● Instructions for the task: Using the data below, copy every line that contains the word "with".

● Given data:
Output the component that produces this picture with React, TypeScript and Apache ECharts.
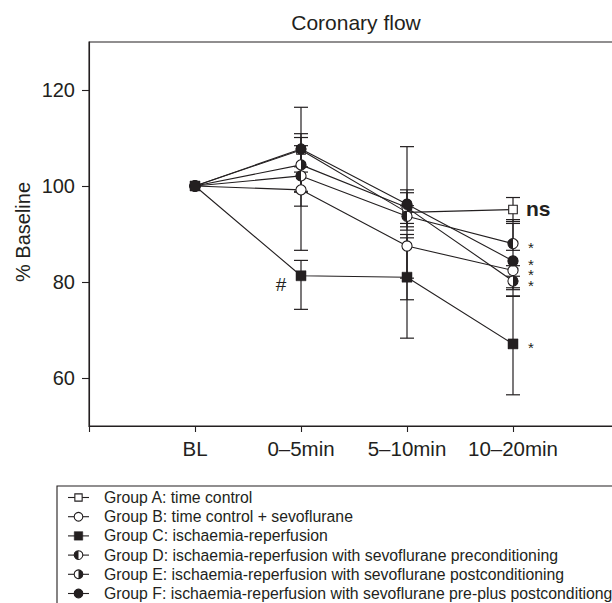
import { useEffect, useRef } from "react";
import * as echarts from "echarts";

// ---------- data ----------
const categories = ["BL", "0–5min", "5–10min", "10–20min"];
const yTickValues = [60, 80, 100, 120];
const title = "Coronary flow";
const yName = "% Baseline";

const groupNames = [
  "Group A: time control",
  "Group B: time control + sevoflurane",
  "Group C: ischaemia-reperfusion",
  "Group D: ischaemia-reperfusion with sevoflurane preconditioning",
  "Group E: ischaemia-reperfusion with sevoflurane postconditioning",
  "Group F: ischaemia-reperfusion with sevoflurane pre-plus postconditiong",
];
const groupMarkers = ["openSquare", "openCircle", "filledSquare", "leftHalf", "rightHalf", "filledCircle"];

// means (% baseline) at BL, 0–5, 5–10, 10–20 min
const groupA = [100, 107.5, 94.5, 95.1];
const groupB = [100, 99.2, 87.5, 82.4];
const groupC = [100, 81.3, 81.0, 67.1];
const groupD = [100, 102.1, 93.7, 88.0];
const groupE = [100, 104.4, 95.5, 80.2];
const groupF = [100, 107.7, 96.2, 84.4];

// error-bar ends (null = none)
const groupALow = [null, 104.0, 80.8, 92.6];
const groupAHigh = [null, 110.9, 108.2, 97.6];
const groupBLow = [null, 86.6, 76.3, 78.4];
const groupBHigh = [null, 102.9, 89.2, 83.4];
const groupCLow = [null, 74.3, 68.3, 56.5];
const groupCHigh = [null, 84.5, 89.9, 77.1];
const groupDLow = [null, 95.8, 91.5, 86.6];
const groupDHigh = [null, 108.4, 95.9, 93.0];
const groupELow = [null, 98.7, 90.8, 78.8];
const groupEHigh = [null, 110.1, 98.6, 81.2];
const groupFLow = [null, 98.9, 92.2, 77.0];
const groupFHigh = [null, 116.4, 99.2, 92.2];

// annotations
const notesA = ["", "", "", "ns"];
const notesB = ["", "", "", "*"];
const notesC = ["", "#", "", "*"];
const notesD = ["", "", "", "*"];
const notesE = ["", "", "", "*"];
const notesF = ["", "", "", "*"];

// ---------- drawing helpers ----------
const INK = "#231f20";
const FONT = "'Liberation Sans', Arial, Helvetica, sans-serif";

function markerShapes(kind: string, cx: number, cy: number, scale = 1): any[] {
  const r = 5.1 * scale;
  const lw = 1.1;
  const hs = 4.3 * scale;
  const fs = 5 * scale;
  switch (kind) {
    case "openSquare":
      return [{ type: "rect", shape: { x: cx - hs, y: cy - hs, width: hs * 2, height: hs * 2 }, style: { fill: "#fff", stroke: INK, lineWidth: lw } }];
    case "filledSquare":
      return [{ type: "rect", shape: { x: cx - fs, y: cy - fs, width: fs * 2, height: fs * 2 }, style: { fill: INK, stroke: INK, lineWidth: 0.5 } }];
    case "openCircle":
      return [{ type: "circle", shape: { cx, cy, r }, style: { fill: "#fff", stroke: INK, lineWidth: lw } }];
    case "filledCircle":
      return [{ type: "circle", shape: { cx, cy, r }, style: { fill: INK, stroke: INK, lineWidth: lw } }];
    case "leftHalf":
      return [
        { type: "circle", shape: { cx, cy, r }, style: { fill: "#fff", stroke: INK, lineWidth: lw } },
        { type: "sector", shape: { cx, cy, r0: 0, r, startAngle: Math.PI / 2, endAngle: Math.PI * 1.5, clockwise: true }, style: { fill: INK } },
      ];
    case "rightHalf":
      return [
        { type: "circle", shape: { cx, cy, r }, style: { fill: "#fff", stroke: INK, lineWidth: lw } },
        { type: "sector", shape: { cx, cy, r0: 0, r, startAngle: -Math.PI / 2, endAngle: Math.PI / 2, clockwise: true }, style: { fill: INK } },
      ];
  }
  return [];
}

function noteElement(note: string, cx: number, cy: number): any {
  if (note === "#") {
    return { type: "text", x: cx - 20, y: cy + 9, style: { text: note, fill: INK, fontSize: 19, fontFamily: FONT, align: "center", verticalAlign: "middle" } };
  }
  if (note === "ns") {
    return { type: "text", x: cx + 13, y: cy - 1, style: { text: note, fill: INK, fontSize: 21, fontWeight: "bold", fontFamily: FONT, align: "left", verticalAlign: "middle" } };
  }
  return { type: "text", x: cx + 18, y: cy + 4, style: { text: note, fill: INK, fontSize: 15, lineHeight: 8, fontFamily: FONT, align: "center", verticalAlign: "middle" } };
}

function lineSeries(values: number[]) {
  return {
    type: "line",
    z: 2,
    data: values.map((v, i) => [i, v]),
    symbol: "none",
    lineStyle: { color: INK, width: 1.1 },
    silent: true,
  };
}

function errorSeries(lo: (number | null)[], hi: (number | null)[]) {
  const data: number[][] = [];
  lo.forEach((l, i) => {
    const h = hi[i];
    if (l != null && h != null) data.push([i, l, h]);
  });
  return {
    type: "custom",
    z: 3,
    data,
    encode: { x: 0, y: [1, 2] },
    renderItem: (_params: any, api: any) => {
      const x = api.value(0);
      const p1 = api.coord([x, api.value(1)]);
      const p2 = api.coord([x, api.value(2)]);
      const cw = 7;
      const st = { stroke: INK, lineWidth: 1.2 };
      return {
        type: "group",
        children: [
          { type: "line", shape: { x1: p1[0], y1: p1[1], x2: p2[0], y2: p2[1] }, style: st },
          { type: "line", shape: { x1: p1[0] - cw, y1: p1[1], x2: p1[0] + cw, y2: p1[1] }, style: st },
          { type: "line", shape: { x1: p2[0] - cw, y1: p2[1], x2: p2[0] + cw, y2: p2[1] }, style: st },
        ],
      };
    },
  };
}

function markerSeries(kind: string, values: number[], notes: string[]) {
  return {
    type: "custom",
    z: 5,
    data: values.map((v, i) => [i, v]),
    encode: { x: 0, y: 1 },
    renderItem: (params: any, api: any) => {
      const p = api.coord([api.value(0), api.value(1)]);
      const children = markerShapes(kind, p[0], p[1]);
      const note = notes[params.dataIndex];
      if (note) children.push(noteElement(note, p[0], p[1]));
      return { type: "group", children };
    },
  };
}

function legendGraphics(): any[] {
  const left = 57;
  const top = 486;
  const rowH = 19.2;
  const els: any[] = [
    { type: "rect", shape: { x: left, y: top, width: 640, height: 160 }, style: { fill: "none", stroke: INK, lineWidth: 1.1 } },
  ];
  groupNames.forEach((name, i) => {
    const y = top + 11.5 + i * rowH;
    els.push({ type: "line", shape: { x1: 68, y1: y, x2: 89, y2: y }, style: { stroke: INK, lineWidth: 1.1 } });
    markerShapes(groupMarkers[i], 78.5, y, 0.85).forEach((s) => els.push(s));
    els.push({ type: "text", x: 104, y, style: { text: name, fill: INK, fontSize: 15.8, fontFamily: FONT, align: "left", verticalAlign: "middle" } });
  });
  return els;
}

export default function App() {
  const ref = useRef<HTMLDivElement>(null);
  useEffect(() => {
    if (!ref.current) return;
    const chart = echarts.init(ref.current, undefined, { renderer: "svg" });
    const means = [groupA, groupB, groupC, groupD, groupE, groupF];
    const lows = [groupALow, groupBLow, groupCLow, groupDLow, groupELow, groupFLow];
    const highs = [groupAHigh, groupBHigh, groupCHigh, groupDHigh, groupEHigh, groupFHigh];
    const notes = [notesA, notesB, notesC, notesD, notesE, notesF];
    // drawing order of markers: A, B, E, D, F, C
    const order = [0, 1, 4, 3, 5, 2];
    const series: any[] = [];
    means.forEach((m) => series.push(lineSeries(m)));
    lows.forEach((l, i) => series.push(errorSeries(l, highs[i])));
    order.forEach((g) => series.push(markerSeries(groupMarkers[g], means[g], notes[g])));

    chart.setOption({
      animation: false,
      backgroundColor: "#fff",
      textStyle: { fontFamily: FONT, color: INK },
      grid: { left: 89, top: 42, right: 28, bottom: 177, show: true, borderColor: INK, borderWidth: 1.1, backgroundColor: "transparent" },
      xAxis: {
        type: "value",
        min: -1,
        max: 4.5,
        interval: 1,
        axisLine: { show: true, onZero: false, lineStyle: { color: INK, width: 1.1 } },
        axisTick: { show: true, length: 6, inside: false, lineStyle: { color: INK, width: 1.1 }, customValues: [-1, 0, 1, 2, 3] },
        axisLabel: {
          show: true,
          customValues: [0, 1, 2, 3],
          formatter: (v: number) => categories[Math.round(v)] ?? "",
          fontSize: 20.5,
          color: INK,
          fontFamily: FONT,
          margin: 12,
        },
        splitLine: { show: false },
      },
      yAxis: {
        type: "value",
        min: 50,
        max: 130,
        axisLine: { show: true, onZero: false, lineStyle: { color: INK, width: 1.1 } },
        axisTick: { show: true, length: 7, inside: false, lineStyle: { color: INK, width: 1.1 }, customValues: yTickValues },
        axisLabel: { show: true, customValues: yTickValues, fontSize: 20, color: INK, fontFamily: FONT, margin: 14 },
        splitLine: { show: false },
      },
      graphic: [
        { type: "text", x: 356, y: 22, style: { text: title, fill: INK, fontSize: 21, fontFamily: FONT, align: "center", verticalAlign: "middle" } },
        { type: "text", x: 23, y: 232, rotation: Math.PI / 2, style: { text: yName, fill: INK, fontSize: 20, fontFamily: FONT, align: "center", verticalAlign: "middle" } },
        ...legendGraphics(),
      ],
      series,
    });
    return () => chart.dispose();
  }, []);
  return <div ref={ref} style={{ position: "fixed", left: 0, top: 0, width: 700, height: 603 }} />;
}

● Full output:
Output the component that produces this picture with React, TypeScript and Apache ECharts.
  "Group D: ischaemia-reperfusion with sevoflurane preconditioning",
  "Group E: ischaemia-reperfusion with sevoflurane postconditioning",
  "Group F: ischaemia-reperfusion with sevoflurane pre-plus postconditiong",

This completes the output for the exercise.